The production concept and design wasn’t so convincing. The idea was that it was being staged in Rossini’s time using the resources that a modest company of the day might have used. This turned out to be a lot of old fashioned stage machinery operated by derelicts in grubby pink footman outfits, including at one point crawling around waving cat toys. Costumes were intended to be what an early 19th century opera company could rustle up to suggest France in 1200. This mostly meant generic fairy tale with a dose of 15th century armour, at least in Act 1. The unifying concept seemed to be heaving bosoms. Act 2 got slightly weirder with the “ladies” of the castle in a mix of fairy tale, BBC Jane Austen and Yonge Street adult novelty store wear. All in all, not especially inspired.

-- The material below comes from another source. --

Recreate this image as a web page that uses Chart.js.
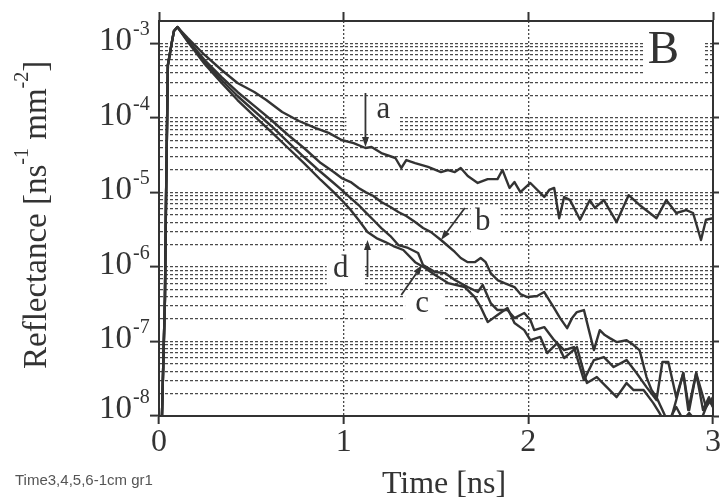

I’m not really sure about the orchestral playing as for the most part the voices were balanced so far forward it was hard to hear much of the band. Technically, the sound was so-so with muddy ensembles and a few drop outs. Direction was, as ever, over fond of super close ups and silly angles. This got especially silly in the nuns’ drinking chorus where the solidity of the bottles’ contents was very apparent. (FWIW glass bottles in France in 1200 – also windows… OK it’s Rossini).

In the last analysis though the singing and acting more than made up for the silly concept and sloppy design and overall it was very enjoyable.

On a personal note I got to chat with Lawrence Brownlee (at some length) and Leonardo Vordoni (briefly) in the interval. They are in town rehearsing the COC’s La Cenerentola which I’ll see on May 13.